In the same vein, if our verse in 2 Peter teaches that God intended to save ALL people, but we know from Scripture that not ALL are saved, then it makes God out to be a weak God Who can't accomplish what He set out to do and Jesus died in vain for most people.
I can hear someone saying, "Ah, but God gave man free will so that he can choose whether he wants to follow God or not."
Yes, man has a free will to act within his nature.
There is none who understands; There is none who seeks after God. (Romans 3:11 NKJV)
Scripture says that there is none who seeks after God. Seeking after God is not in man's nature. But man is free to act within his nature. He will only seek God if God has mercy on him and causes him to seek Him.

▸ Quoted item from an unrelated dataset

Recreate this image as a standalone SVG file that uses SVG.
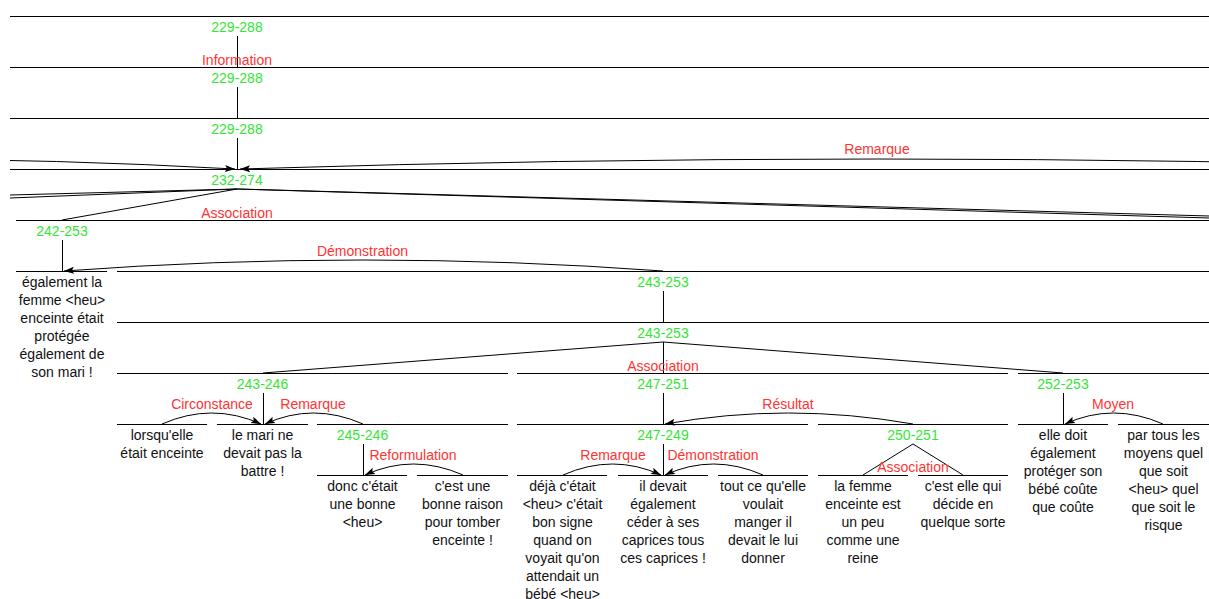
<svg xmlns="http://www.w3.org/2000/svg" width="1209" height="599" viewBox="0 0 1209 599">
<style>
.sp{stroke:#000;stroke-width:1;fill:none}
.cn{stroke:#000;stroke-width:1;fill:none}
.arc{stroke:#000;stroke-width:1;fill:none;marker-end:url(#ah)}
text{font-family:"Liberation Sans",Arial,sans-serif;font-size:14px;text-anchor:middle}
.lb{fill:#33e633}
.rl{fill:#ff3333}
.tx{fill:#111}
</style>
<defs>
<marker id="ah" markerUnits="userSpaceOnUse" markerWidth="12" markerHeight="10" refX="10" refY="4" orient="auto" viewBox="0 0 12 10">
<path d="M0,0.5 L10,4 L0,7.5 L2,4 Z" fill="#000"/>
</marker>
<clipPath id="view"><rect x="10" y="0" width="1199" height="599"/></clipPath>
</defs>
<rect width="1209" height="599" fill="#fff"/>

<g id="n229-288a"><line class="sp" x1="10" y1="16.5" x2="1209" y2="16.5"/><text class="lb" x="237" y="32">229-288</text></g>
<g id="n229-288b"><line class="sp" x1="10" y1="67.5" x2="1209" y2="67.5"/><text class="lb" x="237" y="83">229-288</text></g>
<g id="n229-288c"><line class="sp" x1="10" y1="118.5" x2="1209" y2="118.5"/><text class="lb" x="237" y="134">229-288</text></g>
<g id="n232-274"><line class="sp" x1="10" y1="169.5" x2="1209" y2="169.5"/><text class="lb" x="237" y="185">232-274</text></g>
<g id="n242-253"><line class="sp" x1="16" y1="220.5" x2="1209" y2="220.5"/><text class="lb" x="62" y="236">242-253</text></g>
<g id="n242"><line class="sp" x1="16" y1="271.5" x2="107" y2="271.5"/>
<text class="tx" y="287"><tspan x="62">également la</tspan><tspan x="62" dy="18">femme &lt;heu&gt;</tspan><tspan x="62" dy="18">enceinte était</tspan><tspan x="62" dy="18">protégée</tspan><tspan x="62" dy="18">également de</tspan><tspan x="62" dy="18">son mari !</tspan></text></g>
<g id="n243-253a"><line class="sp" x1="117" y1="271.5" x2="1209" y2="271.5"/><text class="lb" x="663" y="287">243-253</text></g>
<g id="n243-253b"><line class="sp" x1="117" y1="322.5" x2="1209" y2="322.5"/><text class="lb" x="663" y="338">243-253</text></g>
<g id="n243-246"><line class="sp" x1="117" y1="373.5" x2="508" y2="373.5"/><text class="lb" x="262.5" y="389">243-246</text></g>
<g id="n247-251"><line class="sp" x1="517" y1="373.5" x2="1008" y2="373.5"/><text class="lb" x="663" y="389">247-251</text></g>
<g id="n252-253"><line class="sp" x1="1018" y1="373.5" x2="1209" y2="373.5"/><text class="lb" x="1063" y="389">252-253</text></g>
<g id="n243"><line class="sp" x1="117" y1="424.5" x2="207" y2="424.5"/>
<text class="tx" y="440"><tspan x="162">lorsqu'elle</tspan><tspan x="162" dy="18">était enceinte</tspan></text></g>
<g id="n244"><line class="sp" x1="217" y1="424.5" x2="308" y2="424.5"/>
<text class="tx" y="440"><tspan x="262.5">le mari ne</tspan><tspan x="262.5" dy="18">devait pas la</tspan><tspan x="262.5" dy="18">battre !</tspan></text></g>
<g id="n245-246"><line class="sp" x1="317" y1="424.5" x2="508" y2="424.5"/><text class="lb" x="362.5" y="440">245-246</text></g>
<g id="n247-249"><line class="sp" x1="517" y1="424.5" x2="808" y2="424.5"/><text class="lb" x="663" y="440">247-249</text></g>
<g id="n250-251"><line class="sp" x1="818" y1="424.5" x2="1008" y2="424.5"/><text class="lb" x="913" y="440">250-251</text></g>
<g id="n252"><line class="sp" x1="1018" y1="424.5" x2="1108" y2="424.5"/>
<text class="tx" y="440"><tspan x="1063">elle doit</tspan><tspan x="1063" dy="18">également</tspan><tspan x="1063" dy="18">protéger son</tspan><tspan x="1063" dy="18">bébé coûte</tspan><tspan x="1063" dy="18">que coûte</tspan></text></g>
<g id="n253"><line class="sp" x1="1118" y1="424.5" x2="1209" y2="424.5"/>
<text class="tx" y="440"><tspan x="1163.5">par tous les</tspan><tspan x="1163.5" dy="18">moyens quel</tspan><tspan x="1163.5" dy="18">que soit</tspan><tspan x="1163.5" dy="18">&lt;heu&gt; quel</tspan><tspan x="1163.5" dy="18">que soit le</tspan><tspan x="1163.5" dy="18">risque</tspan></text></g>
<g id="n245"><line class="sp" x1="317" y1="475.5" x2="407" y2="475.5"/>
<text class="tx" y="491"><tspan x="362.5">donc c'était</tspan><tspan x="362.5" dy="18">une bonne</tspan><tspan x="362.5" dy="18">&lt;heu&gt;</tspan></text></g>
<g id="n246"><line class="sp" x1="417" y1="475.5" x2="508" y2="475.5"/>
<text class="tx" y="491"><tspan x="462.5">c'est une</tspan><tspan x="462.5" dy="18">bonne raison</tspan><tspan x="462.5" dy="18">pour tomber</tspan><tspan x="462.5" dy="18">enceinte !</tspan></text></g>
<g id="n247"><line class="sp" x1="517" y1="475.5" x2="607" y2="475.5"/>
<text class="tx" y="491"><tspan x="562.5">déjà c'était</tspan><tspan x="562.5" dy="18">&lt;heu&gt; c'était</tspan><tspan x="562.5" dy="18">bon signe</tspan><tspan x="562.5" dy="18">quand on</tspan><tspan x="562.5" dy="18">voyait qu'on</tspan><tspan x="562.5" dy="18">attendait un</tspan><tspan x="562.5" dy="18">bébé &lt;heu&gt;</tspan></text></g>
<g id="n248"><line class="sp" x1="618" y1="475.5" x2="708" y2="475.5"/>
<text class="tx" y="491"><tspan x="663">il devait</tspan><tspan x="663" dy="18">également</tspan><tspan x="663" dy="18">céder à ses</tspan><tspan x="663" dy="18">caprices tous</tspan><tspan x="663" dy="18">ces caprices !</tspan></text></g>
<g id="n249"><line class="sp" x1="718" y1="475.5" x2="808" y2="475.5"/>
<text class="tx" y="491"><tspan x="763">tout ce qu'elle</tspan><tspan x="763" dy="18">voulait</tspan><tspan x="763" dy="18">manger il</tspan><tspan x="763" dy="18">devait le lui</tspan><tspan x="763" dy="18">donner</tspan></text></g>
<g id="n250"><line class="sp" x1="818" y1="475.5" x2="908" y2="475.5"/>
<text class="tx" y="491"><tspan x="863">la femme</tspan><tspan x="863" dy="18">enceinte est</tspan><tspan x="863" dy="18">un peu</tspan><tspan x="863" dy="18">comme une</tspan><tspan x="863" dy="18">reine</tspan></text></g>
<g id="n251"><line class="sp" x1="918" y1="475.5" x2="1008" y2="475.5"/>
<text class="tx" y="491"><tspan x="963">c'est elle qui</tspan><tspan x="963" dy="18">décide en</tspan><tspan x="963" dy="18">quelque sorte</tspan></text></g>

<g id="connectors" clip-path="url(#view)">
<line class="cn" x1="237.5" y1="36" x2="237.5" y2="67"/>
<line class="cn" x1="237.5" y1="87" x2="237.5" y2="118"/>
<line class="cn" x1="237.5" y1="138" x2="237.5" y2="169"/>
<line class="cn" x1="62.5" y1="240" x2="62.5" y2="271"/>
<line class="cn" x1="663.5" y1="291" x2="663.5" y2="322"/>
<line class="cn" x1="663.5" y1="342" x2="663.5" y2="373"/>
<line class="cn" x1="263.5" y1="393" x2="263.5" y2="424"/>
<line class="cn" x1="663.5" y1="393" x2="663.5" y2="424"/>
<line class="cn" x1="1063.5" y1="393" x2="1063.5" y2="424"/>
<line class="cn" x1="363.5" y1="444" x2="363.5" y2="475"/>
<line class="cn" x1="663.5" y1="444" x2="663.5" y2="475"/>
<line class="cn" x1="237" y1="189" x2="62" y2="220"/>
<line class="cn" x1="237" y1="189" x2="10" y2="195"/>
<line class="cn" x1="237" y1="189" x2="10" y2="198"/>
<line class="cn" x1="237" y1="189" x2="1276" y2="220"/>
<line class="cn" x1="237" y1="189" x2="1353" y2="220"/>
<line class="cn" x1="663" y1="342" x2="263" y2="373"/>
<line class="cn" x1="663" y1="342" x2="1063" y2="373"/>
<line class="cn" x1="913" y1="444" x2="863" y2="475"/>
<line class="cn" x1="913" y1="444" x2="963" y2="475"/>
<path class="arc" d="M-481,169 Q-122,149 235,169"/>
<path class="arc" d="M1517,169 Q877,149 240,169"/>
<path class="arc" d="M663,271 Q362.5,249 64,271"/>
<path class="arc" d="M162,424 Q212,402 261,424"/>
<path class="arc" d="M363,424 Q313,402 265,424"/>
<path class="arc" d="M913,424 Q788,402 665,424"/>
<path class="arc" d="M1163,424 Q1113,402 1065,424"/>
<path class="arc" d="M463,475 Q413,453 365,475"/>
<path class="arc" d="M563,475 Q613,453 661,475"/>
<path class="arc" d="M763,475 Q713,453 665,475"/>
<text class="rl" x="237" y="65">Information</text>
<text class="rl" x="877" y="154">Remarque</text>
<text class="rl" x="237" y="218">Association</text>
<text class="rl" x="362.5" y="256">Démonstration</text>
<text class="rl" x="663" y="371">Association</text>
<text class="rl" x="212" y="409">Circonstance</text>
<text class="rl" x="313" y="409">Remarque</text>
<text class="rl" x="788" y="409">Résultat</text>
<text class="rl" x="1113" y="409">Moyen</text>
<text class="rl" x="413" y="460">Reformulation</text>
<text class="rl" x="613" y="460">Remarque</text>
<text class="rl" x="713" y="460">Démonstration</text>
<text class="rl" x="913" y="472">Association</text>
</g>
</svg>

Note in the verse below that it's not by the will of man but by the will of God that people are saved.
But as many as received Him, to them He gave the right to become children of God, to those who believe in His name: who were born, not of blood, nor of the will of the flesh, nor of the will of man, but of God. (John 1:12-13 NKJV)
Notice again, in the Ephesians passage above, "having predestined us to adoption as sons by Jesus Christ to Himself, according to the good pleasure of His will", that it is according to the pleasure of His will, not man's will that we are saved.
I am really on a roll here, but I need to get other things done around the house, so I need to end this post. It's just really exciting to me to see how Scripture fits together and how this all makes so much sense!